Enable the background jobs

To enable a period job that will calculate global ranking scores, add the following elements to the instance's site configuration.

{
  "codeIntelRanking.documentReferenceCountsEnabled": true,
  "codeIntelRanking.documentReferenceCountsCronExpression": "@weekly",
  "codeIntelRanking.documentReferenceCountsGraphKey": "dev"
}

Enabling the document reference count feature will begin two background jobs that run in the worker container:

  • A SCIP exporter, which maintains a view of the relevant SCIP data for analysis, and
  • A map/reduce-like job that counts the number of references to a file across all indexed code.

When the exporter job first starts, all SCIP indexes will need to be initially exported. Once most visible indexes have been initially exported, the exporter will make incremental adjustments to this view to ensure it always reflects reality. SCIP indexes that are no longer visible are removed from this view, and new processed SCIP indexes becoming visible will be added.

When the map-reduce-like job starts, it will use whatever data is currently visible in the exported view. Until the initial export has completed, there will be ranking scores missing for some repositories with SCIP indexes once the calculation completes. The cron expression can be supplied to control how frequently and when to begin a new ranking calculation. This job is performed periodically, and its cadence can be controlled by the cron expression setting. This setting's value is parsed by Hashicorp's cronexpr library. Some sample valid expressions include:

  • @weekly, the default, means midnight in the morning of each Sunday
  • 0 0 * * FRI means midnight every Friday
  • 0 0 * * * means midnight every day
  • 0 */6 * * * means every six hours
  • */5 * * * * means every five minutes

The default is likely to be correct for most instances, as initial ranking scores for files are unlikely to decay into inaccurate scores quickly (saving very large refactors or code movement).

The graph key of the ranking job can be changed at any time to abandon any progress made on the current set of ranking scores and begin fresh (including the SCIP data export). This value will not need to be changed under normal operation.

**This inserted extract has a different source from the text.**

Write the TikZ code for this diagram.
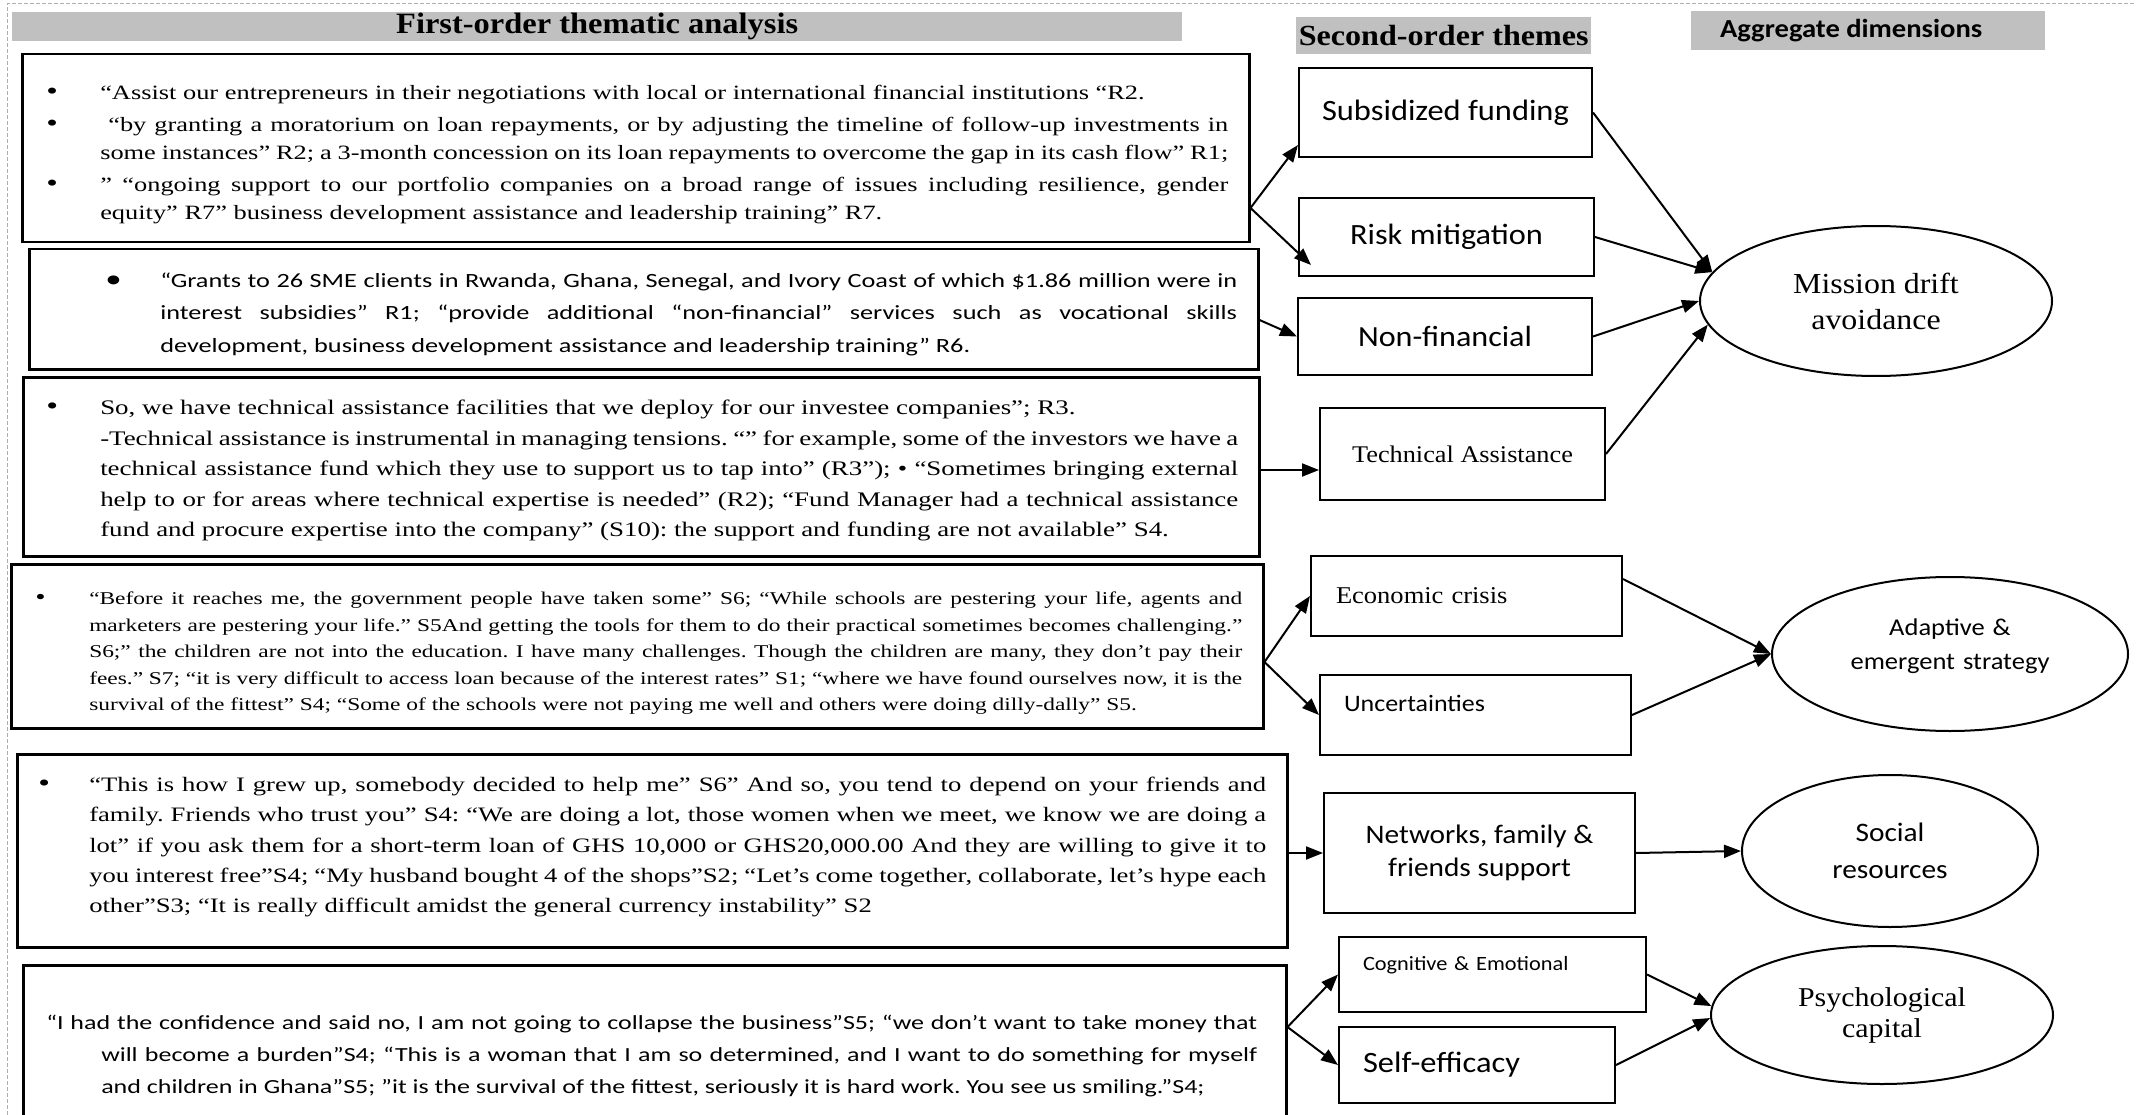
\documentclass[tikz,border=0pt]{standalone}
\usepackage{fontspec}
\setmainfont{Liberation Serif}[FakeStretch=1.3]
\newfontfamily\calib{Carlito}[FakeStretch=1.3]
\newfontfamily\tnrw{Liberation Serif}[FakeStretch=1.1]
\newfontfamily\calibw{Carlito}[FakeStretch=1.1]
\usetikzlibrary{arrows.meta,shapes.geometric}

\definecolor{hdrgray}{RGB}{192,192,192}
\definecolor{framegray}{RGB}{175,175,175}

% quote text (wide) and label text
\newcommand{\setserif}[2]{\fontsize{#1}{#2}\selectfont}
\newcommand{\setsans}[2]{\calib\fontsize{#1}{#2}\selectfont}
\newcommand{\lblserif}[2]{\tnrw\fontsize{#1}{#2}\selectfont}
\newcommand{\lblsans}[2]{\calibw\fontsize{#1}{#2}\selectfont}
\newcommand{\qitem}[2][48pt]{\par\noindent\hangindent=#1\hangafter=1\makebox[#1][l]{\hspace*{-6pt}\scalebox{1.25}{\textbullet}}#2\par}

\frenchspacing
\hyphenpenalty=10000
\exhyphenpenalty=10000
\tolerance=10000

\tikzset{
  quotebox/.style={draw, line width=2.5pt, anchor=north west, inner xsep=21pt, inner ysep=0pt, align=justify},
  themebox/.style={draw, line width=2pt, anchor=north west, inner sep=0pt, align=center},
  dimnode/.style={draw, ellipse, line width=2pt, inner sep=0pt, align=center},
  hdrbox/.style={fill=hdrgray, anchor=north west, inner sep=0pt},
  arr/.style={-{Triangle[length=17pt,width=13pt]}, line width=2pt}
}

\begin{document}
\begin{tikzpicture}[x=1pt,y=-1pt]
\useasboundingbox (0,0) rectangle (2136,1115);

% page frame
\draw[framegray, dash pattern=on 4pt off 2pt, line width=1pt] (7,1115) -- (7,4) -- (2136,4);

% headers
\node[hdrbox, minimum width=1170pt, minimum height=29pt, font=\bfseries\lblserif{29.5}{30}] (h1) at (12,12) {First-order thematic analysis};
\node[hdrbox, minimum width=295pt, minimum height=37pt, font=\bfseries\lblserif{29.2}{30}] (h2) at (1296,17) {Second-order themes};
\node[hdrbox, minimum width=354pt, minimum height=39pt, font=\bfseries\lblsans{26}{28}] (h3) at (1691,11) {Aggregate dimensions\hspace*{34pt}};

% first-order quotes
\node[quotebox, font=\setserif{20.3}{28}, text width=1185pt, minimum height=188pt, text depth=162pt] (q1) at (21,53) {\leftskip=9pt\parskip=4pt
\qitem{“Assist our entrepreneurs in their negotiations with local or international financial institutions “R2.}
\qitem{ “by granting a moratorium on loan repayments, or by adjusting the timeline of follow-up investments in\linebreak some instances” R2; a 3-month concession on its loan repayments to overcome the gap in its cash flow” R1;}
\qitem{” “ongoing support to our portfolio companies on a broad range of issues including resilience, gender\linebreak equity” R7” business development assistance and leadership training” R7.}};

\node[quotebox, font=\setsans{20.2}{32.5}, text width=1187pt, minimum height=120pt, text depth=109pt] (q2) at (28,248) {\leftskip=61pt
\qitem[49pt]{“Grants to 26 SME clients in Rwanda, Ghana, Senegal, and Ivory Coast of which \$1.86 million were in\linebreak interest subsidies” R1; “provide additional “non-financial” services such as vocational skills\linebreak development, business development assistance and leadership training” R6.}};

\node[quotebox, font=\setserif{20.7}{30.5}, text width=1194pt, minimum height=179pt, text depth=165pt] (q3) at (22,376) {\leftskip=8pt
\qitem{So, we have technical assistance facilities that we deploy for our investee companies”; R3.\newline -Technical assistance is instrumental in managing tensions. “” for example, some of the investors we have a\linebreak technical assistance fund which they use to support us to tap into” (R3”); \textbullet\ “Sometimes bringing external\linebreak help to or for areas where technical expertise is needed” (R2); “Fund Manager had a technical assistance\linebreak fund and procure expertise into the company” (S10): the support and funding are not available” S4.}};

\node[quotebox, font=\setserif{18}{26.5}, text width=1210pt, minimum height=164pt] (q4) at (10,563) {\leftskip=9pt
\qitem{“Before it reaches me, the government people have taken some” S6; “While schools are pestering your life, agents and\linebreak marketers are pestering your life.” S5And getting the tools for them to do their practical sometimes becomes challenging.”\linebreak S6;” the children are not into the education. I have many challenges. Though the children are many, they don’t pay their\linebreak fees.” S7; “it is very difficult to access loan because of the interest rates” S1; “where we have found ourselves now, it is the\linebreak survival of the fittest” S4; “Some of the schools were not paying me well and others were doing dilly-dally” S5.}};

\node[quotebox, font=\setserif{20.5}{30.3}, text width=1228pt, minimum height=193pt, text depth=179pt] (q5) at (16,753) {\leftskip=6pt
\qitem[45pt]{“This is how I grew up, somebody decided to help me” S6” And so, you tend to depend on your friends and\linebreak family. Friends who trust you” S4: “We are doing a lot, those women when we meet, we know we are doing a\linebreak lot” if you ask them for a short-term loan of GHS 10,000 or GHS20,000.00 And they are willing to give it to\linebreak you interest free”S4; “My husband bought 4 of the shops”S2; “Let’s come together, collaborate, let’s hype each\linebreak other”S3; “It is really difficult amidst the general currency instability” S2}};

\node[quotebox, font=\setsans{20}{32}, text width=1221pt, minimum height=182pt] (q6) at (22,964) {\leftskip=2pt\rightskip=8pt
\noindent\hangindent=55pt\hangafter=1 “I had the confidence and said no, I am not going to collapse the business”S5; “we don’t want to take money that\linebreak will become a burden”S4; “This is a woman that I am so determined, and I want to do something for myself\linebreak and children in Ghana”S5; ”it is the survival of the fittest, seriously it is hard work. You see us smiling.”S4;\par};

% second-order themes
\node[themebox, minimum width=293pt, minimum height=89pt, font=\lblsans{29.5}{34}] (subs) at (1298,67) {Subsidized funding};
\node[themebox, minimum width=295pt, minimum height=78pt, font=\lblsans{29.4}{34}] (risk) at (1298,197) {Risk mitigation};
\node[themebox, minimum width=294pt, minimum height=77pt, font=\lblsans{29.2}{34}] (nonfin) at (1297,297) {Non-financial};
\node[themebox, minimum width=285pt, minimum height=92pt, font=\lblserif{23.9}{28}] (tech) at (1319,407) {Technical Assistance};
\node[themebox, align=left, inner xsep=25pt, text width=261pt, minimum height=80pt, font=\lblserif{24.1}{28}] (econ) at (1310,555) {Economic crisis};
\node[themebox, align=left, inner xsep=24pt, text width=263pt, minimum height=80pt, text depth=24pt, font=\lblsans{23.6}{28}] (uncert) at (1319,674) {Uncertainties};
\node[themebox, minimum width=311pt, minimum height=120pt, font=\lblsans{26.7}{33}] (netw) at (1323,792) {Networks, family \&\\friends support};
\node[themebox, align=left, inner xsep=24pt, text width=259pt, minimum height=75pt, text depth=22pt, font=\lblsans{20.3}{24}] (cogn) at (1338,936) {Cognitive \& Emotional};
\node[themebox, align=left, inner xsep=24pt, text width=228pt, minimum height=76pt, font=\lblsans{29.5}{34}] (selfe) at (1338,1026) {Self-efficacy};

% aggregate dimensions
\node[dimnode, minimum width=352pt, minimum height=150pt, font=\lblserif{29}{36}] (mission) at (1876,301) {Mission drift\\avoidance};
\node[dimnode, minimum width=356pt, minimum height=154pt, text width=210pt, text depth=53pt, font=\lblsans{24.1}{34}] (adapt) at (1950,654) {Adaptive \&\\emergent strategy};
\node[dimnode, minimum width=296pt, minimum height=152pt, font=\lblsans{26.7}{37}] (social) at (1890,851) {Social\\resources};
\node[dimnode, minimum width=342pt, minimum height=138pt, font=\lblserif{27.2}{31}] (psych) at (1882,1015) {Psychological\\capital};

% quotes to themes
\draw[arr] (q1.east |- 0,208) -- ([yshift=13pt]subs.south west);
\draw[arr] (q1.east |- 0,208) -- ([shift={(13,-12)}]risk.south west);
\draw[arr] (q2.east |- 0,320) -- (nonfin.west);
\draw[arr] (q3.east |- 0,470) -- (tech.west |- 0,470);
\draw[arr] (q4.east |- 0,662) -- (econ.west);
\draw[arr] (q4.east |- 0,662) -- (uncert.west);
\draw[arr] (q5.east |- netw.west) -- (netw.west);
\draw[arr] (q6.east |- 0,1027) -- (cogn.west);
\draw[arr] (q6.east |- 0,1027) -- (selfe.west);

% themes to dimensions
\foreach \a/\b in {subs/mission.170, risk/mission.170, nonfin/mission.180, tech/mission.188,
  uncert/adapt.west, netw/social.west, cogn/psych.177, selfe/psych.181}
  \draw[arr] (\a.east) -- (\b);
\draw[arr] ([yshift=17pt]econ.east) -- (adapt.west);

\end{tikzpicture}
\end{document}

Check background job status and progress

The progress of ranking exports and calculations can be viewed in the UI under Site Admin > Code graph > Ranking.

After initially enabling the background jobs, there will be a low but rising count of exported SCIP indexes. Ranking jobs may be queued and (quickly) finish, but they will only contain data that was exported at the time the job began. Once the majority of SCIP indexes are exported, file ranks will become non-partial.

Site-admin page showing exported SCIP index progress

A ranking job will start based on the cadence setting described in the previous section, but a new job can also be started at any time via the UI by pressing the Start new ranking map/reduce job. This may be especially useful when initially enabling the feature when the initial export completes at the front half of a weekly scheduled job.

Site-admin page showing applied ranking scores

The ranking calculation will perform three steps:

  1. Path mapper emits a zero count for every path in the exported data (so that paths with no inbound references are still in the output)
  2. Reference count mapper emits a count for every reference to a symbol defined in each file
  3. Reference count reducer sums the final reference counts for each document path

Site-admin page showing progress of a new ranking calculation

Once the reducer step has completed, the new reference count ranks become visible to consumers all at once. Zoekt will see that new ranks are available for the affected repositories and schedule them for re-indexing (over time, in a manner that does not choke the indexserver) so that new ranks influence the shard ordering.

Site-admin page showing repository re-indexing progress